Water resources are, of course, affected by the weather. We experienced two relatively distinct periods of weather in 2013/14, with hot, dry weather in summer 2013, but mild, wet weather in the autumn and winter. Overall, we had a normal year, and no drought powers were required. Our security of supply index score (a score out of 100 for our ability to meet planned service levels) remained at 100 for the year.

Key activities and challenges included:

Water Resource Management Plan: in May 2013, we published our draft water resources management plan, and consulted widely with customers, regulators and other stakeholders over a 12 week period. We emailed over 500 parties to encourage them to take part in the consultation, issued a press release and held five consultation events. We received 55 written representations – a good response, reflecting a high level of engagement with our plans.

West Cumbria water supply project: West Cumbria is an environmentally sensitive area, and in 2013/14 we continued to work hard to minimise our impact on this special place and comply with the European Habitats Directive.

Ennerdale Water, a natural lake from which we abstract water for the local population, and the River Ehen, are incredibly sensitive environments. Ultimately, we need to cease taking water from Ennerdale entirely.
In 2013/14, we reduced the amount of water abstracted from Ennerdale and launched a major leakage reduction programme, combined with a bespoke water efficiency campaign in the area.

Meanwhile, we explored alternative, long-term water supply options for the area. Following consultation, we identified Thirlmere as our preferred alternative source, and are proposing to invest in the construction of a pipeline to transport water from Thirlmere to West Cumbria.

Before we submit our planning application we’re consulting widely with local people and stakeholders on our proposals and the pipeline’s potential route. You can find more detail about the project and have your say here.

Examination in Public: the Secretary of State for Environment, Food and Rural Affairs has decided to exercise the power to seek an inquiry or other hearing in relation to the water resource plans for West Cumbria detailed in our revised draft Water Resource Management Plan (described above). The Planning Inspectorate has decided the most appropriate format is the ‘examination in public’ format to be held during autumn 2014, and more details can be found here.

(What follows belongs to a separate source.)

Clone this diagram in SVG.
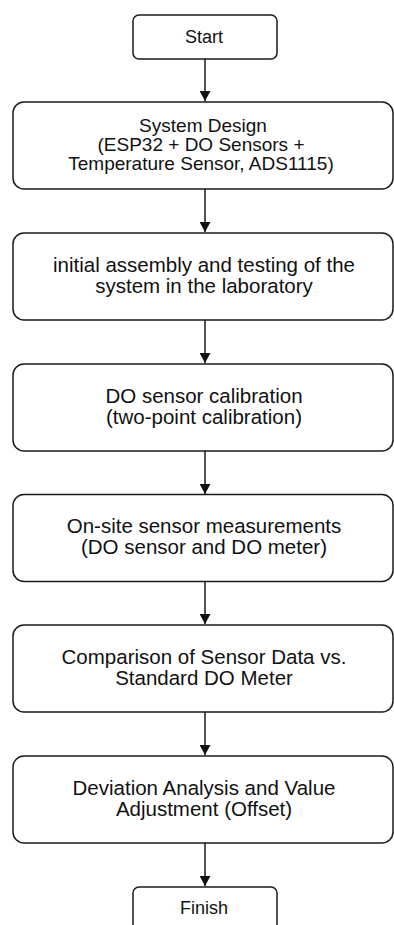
<svg xmlns="http://www.w3.org/2000/svg" width="394" height="925" viewBox="0 0 394 925">
<style>
.box{fill:#fff;stroke:#1a1a1a;stroke-width:1.5}
.t{font-family:"Liberation Sans",Arial,Helvetica,sans-serif;font-size:18px;fill:#111;text-anchor:middle}
.s{font-size:19px}
.l{font-size:20.5px}
.c{stroke:#1a1a1a;stroke-width:1.5;fill:none}
</style>
<defs>
<marker id="ah" markerWidth="12" markerHeight="11" refX="11" refY="6" orient="auto" markerUnits="userSpaceOnUse" viewBox="0 0 11 12">
<path d="M0,0 L11,6 L0,12 Z" fill="#111"/>
</marker>
</defs>
<rect width="394" height="925" fill="#fff"/>
<g id="connectors">
<line class="c" x1="205" y1="59" x2="205" y2="101" marker-end="url(#ah)"/>
<line class="c" x1="205" y1="189" x2="205" y2="232" marker-end="url(#ah)"/>
<line class="c" x1="205" y1="320" x2="205" y2="363" marker-end="url(#ah)"/>
<line class="c" x1="205" y1="451" x2="205" y2="494" marker-end="url(#ah)"/>
<line class="c" x1="205" y1="581" x2="205" y2="624" marker-end="url(#ah)"/>
<line class="c" x1="205" y1="712" x2="205" y2="755" marker-end="url(#ah)"/>
<line class="c" x1="205" y1="843" x2="205" y2="886" marker-end="url(#ah)"/>
</g>
<g id="start">
<rect class="box" x="133" y="15" width="144" height="44" rx="6"/>
<text class="t" x="204" y="43">Start</text>
</g>
<g id="design">
<rect class="box" x="13" y="102" width="380" height="87" rx="11"/>
<text class="t s" x="203" y="132">System Design</text>
<text class="t s" x="201" y="151">(ESP32 + DO Sensors + </text>
<text class="t s" x="201" y="170">Temperature Sensor, ADS1115)</text>
</g>
<g id="assembly">
<rect class="box" x="13" y="233" width="380" height="87" rx="11"/>
<text class="t l" x="204" y="271.5">initial assembly and testing of the</text>
<text class="t l" x="204" y="292.5">system in the laboratory</text>
</g>
<g id="calibration">
<rect class="box" x="13" y="364" width="380" height="87" rx="11"/>
<text class="t l" x="204" y="402.5">DO sensor calibration</text>
<text class="t l" x="204" y="423.5">(two-point calibration)</text>
</g>
<g id="onsite">
<rect class="box" x="13" y="494.5" width="380" height="87" rx="11"/>
<text class="t l" x="204" y="533">On-site sensor measurements</text>
<text class="t l" x="204" y="554">(DO sensor and DO meter)</text>
</g>
<g id="comparison">
<rect class="box" x="13" y="625" width="380" height="87" rx="11"/>
<text class="t l" x="204" y="663.5">Comparison of Sensor Data vs.</text>
<text class="t l" x="204" y="684.5">Standard DO Meter</text>
</g>
<g id="deviation">
<rect class="box" x="13" y="756" width="380" height="87" rx="11"/>
<text class="t l" x="204" y="794.5">Deviation Analysis and Value</text>
<text class="t l" x="204" y="815.5">Adjustment (Offset)</text>
</g>
<g id="finish">
<rect class="box" x="133" y="887" width="144" height="44" rx="6"/>
<text class="t" x="204" y="914">Finish</text>
</g>
</svg>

Leakage: We maintained an extensive programme of leakage control actions and outperformed the Ofwat leakage target by 11.3 megalitres a day or Ml/d (2.4 per cent) for 2013/14. This is the eighth consecutive year we have met or exceeded the target. Total leakage across the region averaged 451.9 Ml/d, against a target level of 463.2 Ml/d. We also took to the skies to in an award winning project using aerial surveys to detect leaks on rural large diameter pipes in West Cumbria.

Water efficiency: We implemented a wide range of activities to encourage our customers to be more water efficient, and exceeded the water efficiency targets set by Ofwat to the extent we have now met our full five-year targets to 2015 a year early. In West Cumbria where there is an urgent need to promote water efficiency (see above) we launched a bespoke water efficiency campaign called ‘Watertight’.

Abstracting water from the environment: we have to continually balance the needs of our customers with the needs of the environment, by ensuring we don’t take too much water from naturally occurring sources.

In West Cumbria, where abstraction is an especially pressing issue, we maintained a positive supply-demand balance, by reducing abstraction from Ennerdale Water, and providing significant additional flows to the River Ehen downstream. We also progressed with water supply-demand enhancements in West Cumbria, starting construction of a pipeline to utilise a new groundwater supply from South Egremont and to enhance our ability to pipe water into North Allerdale.

Across the rest of the North West, we maintained a healthy balance. Notable achievements included the completion of a flagship scheme for the rivers Brennand and Whitendale a year earlier than forecast. This project saw 6.9km of river improved in a site of special scientific interest and area of outstanding natural beauty. The project made such an impact that it was cited by outgoing Environment Agency Chairman, Lord Chris Smith, as his proudest achievement at the Agency.